Midgar Studio is working with the Symphonifilm orchestra to record a live OST for the game, and it’s a shame we can’t send you all a USB stick with the soundtrack on it, because it’s like John Williams is channeling his inner Nobuo Uematsu. Violins, violas, trumpets, cellos they all mimic the 32-bit tracks that’ve been stuck in our heads since we first changed discs between saves on the PSone.

The world design which we have seen so far comes off a little bland, but tech demos tend to be more concerned with mechanics than with trying to wow you with stunning vistas and interesting dungeons. Still,  rolling plains peppered with ruins and a dungeon coursing with electricity aren’t new and amazing places, and the game’s ‘space’ setting seems cautiously domestic so far. You do see the Earth hanging, suspended in the sky at one point, though.

The battle system makes no secret of its influences the game shamelessly boasts ‘ATB’ above the charge meter, and it seems to have an alternate display that lets you watch the action unfold Grandia-style, with the one scrolling bar and your character icon racing enemies to the ‘Perform’ line. Character animations look a bit wooden, but that seems to be a tribute to the stoic battle animations of JRPGs gone by. The enemies all seem uniquely brought to life, though at least they’re more than just them mess of polygons you see in PSone JRPGs.

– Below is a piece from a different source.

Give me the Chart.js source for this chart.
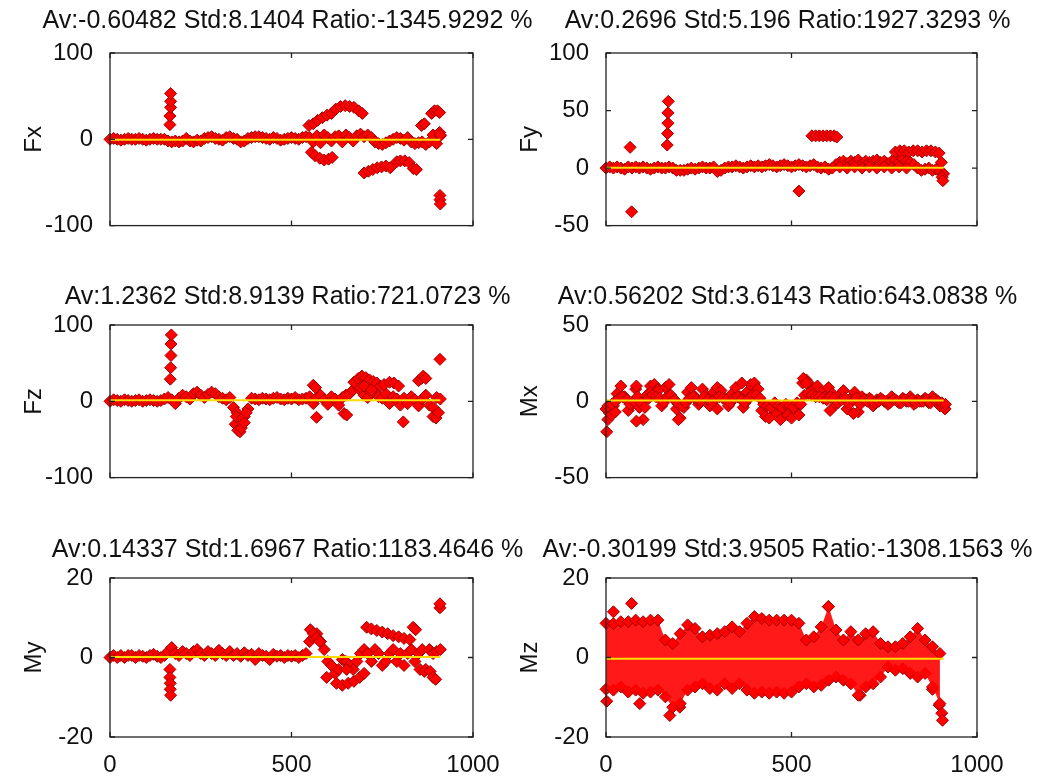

Speaking of enemies, so far we’ve seen tiny violent pigs, something that looks like a glowing Boldore from Pokémon, and an angry lich-like thing. Isn’t that all you need to know, really? The game also makes up its own silly magic names instead of Thunder/Thundara/Thundaga, it’s Thunderift, Thunderstorm, and so on. And it’s not a mage that casts them it’s some character who uses a flute.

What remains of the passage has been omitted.